Sparkling Wine · Wine

All That Sparkles

It’s that time of year again. Family arguments, unwanted gifts and it being somehow acceptable to have a glass of something sparkling and alcoholic at 11am in the morning. And at some point over the next few weeks we will all be sipping a glass of something fizzy. Even if you don’t like the stuff, you’ll most likely be holding a glass of sparkling wine when the clock strikes 12 on New Years Eve.

Champagne has always been the cliched weapon of choice for most, but with its price at the premium end of the scale for something decent some people may be looking to a cheaper alternative. Some people that I’ve spoken to will use the term ‘Champagne’ to cover all sparkling wines, but a sparkling wine can only be called Champagne if it comes from the area of Champagne in France. Champagne makes only sparkling wines and it is made in a specific way that gives it the complexity and character that people love and has made it world famous. This method is know as the traditional method or methode champenoise. The wine is fermented into a highly acidic still wine first and the put through a second fermentation inside the bottle that absorbs carbon dioxide into the wine and creates those lovely bubbles we all love. It not only does this, but it also gives it the biscuity notes from sitting ‘on lees’ (leaving the dead yeast in the bottle) for a while to impart new flavours. There are plenty of good quality sparkling wines out there though, that are just as tasty, which won’t break the bank this holiday season and here are a few of my suggestions:

Cremant – A Cremant is a sparkling wine, normally made in the same way as Champagne and in France, but from outside the Champagne region. Champagne is made from a mix of three grapes – Chardonnay, Pinot Noir and Pinot Meunier – and if you look for Cremants from Burgundy you’ll find great quality stuff made from Chardonnay and Pinot Noir for a much lower price. Other Cremants to check out are Cremant d’Alsace (Pinot Blanc and Riesling), Cremant d’Loire (Chenin Blanc) and Cremant du Jura (Chardonnay).
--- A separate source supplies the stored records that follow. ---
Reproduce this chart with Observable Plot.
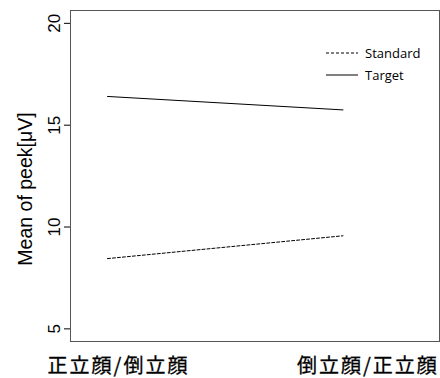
<!DOCTYPE html>
<html><head><meta charset="utf-8">
<script src="https://cdn.jsdelivr.net/npm/d3@7"></script>
<script src="https://cdn.jsdelivr.net/npm/@observablehq/plot@0.6"></script>
<style>
body{margin:0;background:#fff;}
#wrap{position:relative;width:440px;height:378px;}
#legend{position:absolute;left:326px;top:42px;font-family:"Open Sans",sans-serif;font-size:13px;color:#000;line-height:22px;}
#legend div{display:flex;align-items:center;}
#legend svg{margin-right:7px;}
</style></head><body>
<div id="wrap"><div id="legend"></div></div>
<script>
const conditions = [1, 2];
const conditionLabels = ["正立顔/倒立顔", "倒立顔/正立顔"];
const series = ["Standard", "Target"];
const standardValues = [8.45, 9.57];
const targetValues = [16.41, 15.75];
const yTicks = [5, 10, 15, 20];

const rows = [];
conditions.forEach((c, i) => {
  rows.push({x: c, y: standardValues[i], s: "Standard"});
  rows.push({x: c, y: targetValues[i], s: "Target"});
});

const chart = Plot.plot({
  width: 440, height: 378,
  marginLeft: 70, marginRight: 1, marginTop: 10, marginBottom: 37,
  style: {fontFamily: "'Liberation Sans', Arial, sans-serif", background: "#fff"},
  x: {domain: [0.843, 2.41]},
  y: {domain: [4.38, 20.63]},
  marks: [
    Plot.frame({stroke: "#555"}),
    Plot.axisY({ticks: yTicks, tickSize: 6, tickRotate: -90, fontSize: 17, tickPadding: 5, stroke: "#000",
      label: null}),
    Plot.axisX({ticks: [conditions[0]], tickSize: 0, tickFormat: () => conditionLabels[0], dx: 11, dy: 8,
      fontSize: 20, fontWeight: "normal", label: null, fontFamily: "'Noto Sans CJK JP'", fill: "#000"}),
    Plot.axisX({ticks: [conditions[1]], tickSize: 0, tickFormat: () => conditionLabels[1], dx: 25, dy: 8,
      fontSize: 20, fontWeight: "normal", label: null, fontFamily: "'Noto Sans CJK JP'", fill: "#000"}),
    Plot.text(["Mean of peek[μV]"], {frameAnchor: "left", textAnchor: "middle", dx: -45, dy: 13, rotate: -90, fontSize: 19.5, fill: "#000"}),
    Plot.line(rows.filter(d => d.s === "Standard"), {x: "x", y: "y", stroke: "#000", strokeWidth: 1, strokeDasharray: "3,2"}),
    Plot.line(rows.filter(d => d.s === "Target"), {x: "x", y: "y", stroke: "#000", strokeWidth: 1})
  ]
});
d3.select(chart).selectAll("[aria-label='x-axis tick label'] text")
  .style("letter-spacing", "2px").style("stroke", "#000").style("stroke-width", "0.3px");
document.getElementById("wrap").prepend(chart);

const leg = d3.select("#legend");
series.forEach(s => {
  const row = leg.append("div");
  const sv = row.append("svg").attr("width", 32).attr("height", 10);
  sv.append("line").attr("x1", 0).attr("x2", 32).attr("y1", 5).attr("y2", 5)
    .attr("stroke", "#000").attr("stroke-width", 1)
    .attr("stroke-dasharray", s === "Standard" ? "3,2" : null);
  row.append("span").text(s);
});
</script>
</body></html>
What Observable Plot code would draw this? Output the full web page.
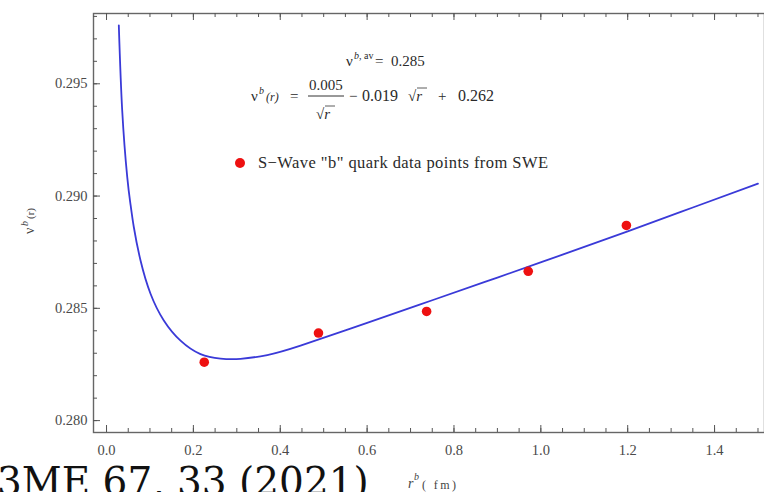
<!DOCTYPE html>
<html><head><meta charset="utf-8">
<script src="https://cdn.jsdelivr.net/npm/d3@7"></script>
<script src="https://cdn.jsdelivr.net/npm/@observablehq/plot@0.6"></script>
<style>
html,body{margin:0;padding:0;background:#fff;}
#wrap{position:relative;width:764px;height:492px;overflow:hidden;}
#wrap svg{position:absolute;left:0;top:0;}
</style></head><body><div id="wrap"></div>
<script>
// fitted curve
const curveR = [0.0283,0.0361,0.0477,0.0553,0.0629,0.0783,0.1013,0.1319,0.1704,0.2164,0.2625,0.3085,0.3700,0.4467,0.60,0.75,0.90,1.05,1.20,1.35,1.50];
const curveV = [0.29760,0.29381,0.29084,0.28962,0.28861,0.28713,0.28565,0.28446,0.28356,0.28296,0.28276,0.28275,0.28292,0.28334,0.28435,0.28536,0.28637,0.28739,0.28843,0.28949,0.29055];
// S-wave "b" quark data points
const pointR = [0.225,0.488,0.737,0.971,1.197];
const pointV = [0.2826,0.2839,0.28486,0.28665,0.28869];
// ticks
const xMajor = [0.0,0.2,0.4,0.6,0.8,1.0,1.2,1.4];
const xMinor = [0.0,0.05,0.1,0.15,0.2,0.25,0.3,0.35,0.4,0.45,0.5,0.55,0.6,0.65,0.7,0.75,0.8,0.85,0.9,0.95,1.0,1.05,1.1,1.15,1.2,1.25,1.3,1.35,1.4,1.45,1.5];
const yMajor = [0.280,0.285,0.290,0.295];
const yMinor = [0.280,0.281,0.282,0.283,0.284,0.285,0.286,0.287,0.288,0.289,0.290,0.291,0.292,0.293,0.294,0.295,0.296,0.297,0.298];

const curve = curveR.map((r,i)=>({r, v: curveV[i]}));
const points = pointR.map((r,i)=>({r, v: pointV[i]}));

const W=764,H=492,mL=93,mR=0,mT=13,mB=60;
const iw=W-mL-mR, ih=H-mT-mB;
const axisCol="#555";

const chart = Plot.plot({
  width:W,height:H,marginLeft:mL,marginRight:mR,marginTop:mT,marginBottom:mB,
  x:{domain:[-0.030,1.515]},
  y:{domain:[0.27947,0.29813]},
  style:{fontFamily:"'Liberation Serif','Times New Roman',serif",fontSize:"14.5px",color:"#4a4a4a",background:"transparent"},
  marks:[
    Plot.frame({stroke:"#666",strokeWidth:1.4}),
    Plot.tickX(xMinor,{x:d=>d,insetTop:ih-4,stroke:axisCol}),
    Plot.tickX(xMajor,{x:d=>d,insetTop:ih-7,stroke:axisCol}),
    Plot.tickX(xMinor,{x:d=>d,insetBottom:ih-4,stroke:axisCol}),
    Plot.tickX(xMajor,{x:d=>d,insetBottom:ih-7,stroke:axisCol}),
    Plot.tickY(yMinor,{y:d=>d,insetRight:iw-4,stroke:axisCol}),
    Plot.tickY(yMajor,{y:d=>d,insetRight:iw-7,stroke:axisCol}),
    Plot.axisX(xMajor,{tickSize:0,tickPadding:12,tickFormat:d3.format(".1f"),label:null}),
    Plot.axisY(yMajor,{tickSize:0,tickPadding:6,tickFormat:d3.format(".3f"),label:null}),
    Plot.line(curve,{x:"r",y:"v",stroke:"#3a3ad8",strokeWidth:1.8,curve:"natural"}),
    Plot.dot(points,{x:"r",y:"v",r:4.8,fill:"#ee1111",stroke:"none"})
  ]
});
document.getElementById("wrap").appendChild(chart);

// annotations overlay
const ov = `<svg width="764" height="492" xmlns="http://www.w3.org/2000/svg" style="font-family:'Liberation Serif','Times New Roman',serif;fill:#2a2a2a">
  <text x="346" y="66" font-size="15">ν</text>
  <text x="354" y="59" font-size="10"><tspan font-style="italic">b</tspan>, av</text>
  <text x="375" y="66" font-size="15">=</text>
  <text x="391" y="66" font-size="15">0.285</text>

  <text x="251" y="101" font-size="15">ν</text>
  <text x="259" y="94" font-size="10" font-style="italic">b</text>
  <text x="266" y="101" font-size="12" font-style="italic">(r)</text>
  <text x="290" y="101" font-size="15">=</text>
  <text x="309" y="90" font-size="15">0.005</text>
  <line x1="308" y1="96" x2="344" y2="96" stroke="#333" stroke-width="1"/>
  <text x="316" y="119" font-size="15">√<tspan font-style="italic">r</tspan></text>
  <line x1="325" y1="106" x2="335" y2="106" stroke="#333" stroke-width="0.8"/>
  <text x="349" y="101" font-size="15">−</text>
  <text x="362" y="101" font-size="16">0.019</text>
  <text x="408" y="101" font-size="15">√<tspan font-style="italic">r</tspan></text>
  <line x1="417" y1="88" x2="427" y2="88" stroke="#333" stroke-width="0.8"/>
  <text x="438" y="101" font-size="15">+</text>
  <text x="458" y="101" font-size="16">0.262</text>

  <circle cx="240" cy="163" r="5" fill="#ee1111"/>
  <text x="258" y="168" font-size="16.5" textLength="290" lengthAdjust="spacing">S−Wave "b" quark data points  from SWE</text>

  <g transform="translate(34,216) rotate(-90)" fill="#444">
    <text x="-18" y="0" font-size="14">ν</text>
    <text x="-10" y="-6" font-size="10" font-style="italic">b</text>
    <text x="-3" y="0" font-size="11">(r)</text>
  </g>
  <text x="408" y="488" font-size="14" fill="#444" font-style="italic">r</text>
  <text x="414" y="480" font-size="10" fill="#444" font-style="italic">b</text>
  <text x="422" y="489" font-size="12" fill="#444" textLength="34" lengthAdjust="spacing">( fm)</text>
  <text x="-3" y="495" font-size="39" fill="#111" style="font-family:'DejaVu Serif',serif">3ME 67, 33 (2021)</text>
</svg>`;
document.getElementById("wrap").insertAdjacentHTML("beforeend", ov);
</script></body></html>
Prosecco – Italy’s most famous sparkling wine, it is made from the Glera grape. You can get this as spumante (fully sparkling) or frizzante (lightly sparkling). Prosecco is made in a slightly different way to France’s wines. The secondary fermentation will normally take place in steel tanks, which will leave the grapes to express their own fruity characteristics when being drunk. Some higher end Proseccos may be made using the traditional method, but this is the exception rather than the rule.
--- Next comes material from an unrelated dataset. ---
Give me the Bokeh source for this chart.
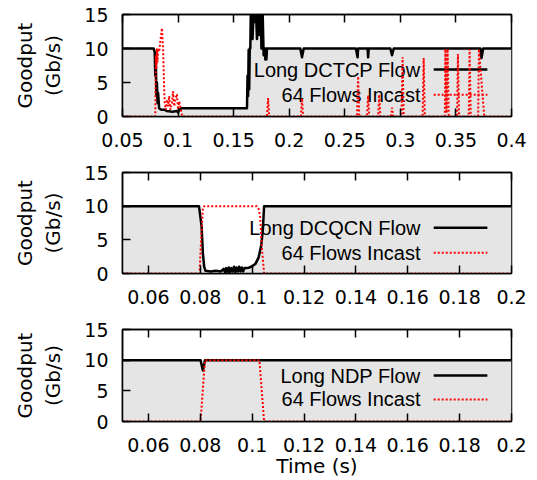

Cava – Spain’s sparkling wine made from the traditional method has taken a bit of a battering in terms of reputation in the past while. It is still great value for money. The most popular brands being Codorniu and Freixenet, this sparkling wine is made from Macabeu, Parellada (par-e-ye-da) and Xarello(ha-re-yo), all grapes indigenous to Spain. The use of Chardonnay and Pinot Noir is also allowed and some wine makers use these classic Champagne grapes to give their Cava a slightly different dimension. There are also some lovely Cava roses to be had as well which will normally incorporate Monastrell and Garnacha (Grenache) into the mix to give it the pink tint.

Sparkling Shiraz – Yes, that’s right, a sparkling red. If you haven’t tried it yet you are missing out. Big time. While I was travelling around Oz I was introduced to this taste of heaven. Imagine all the complexity and red berry fruit of a red wine with the freshness of a sparkling one. It is amazing. In case you hadn’t noticed, I’m a fan. The closest thing I can liken it to is a red berry sorbet, so think raspberry, cranberry and blackberry, while still cleansing your palate at the same time. This is usually made in the traditional method as well and you’ll find it almost exclusively comes from Australia. If you see a bottle, buy it! You won’t be disappointed!

There are many more sparkling wines that could be added to the list, but that is a start for anyone looking to provide a few bubbles without breaking the bank. From France to Australia there is a rainbow of flavours to try. My advice would be to buy a bottle (or a few) of each because let’s be honest, even if you don’t drink them all over this festive period you can always use them to lighten the mood over January.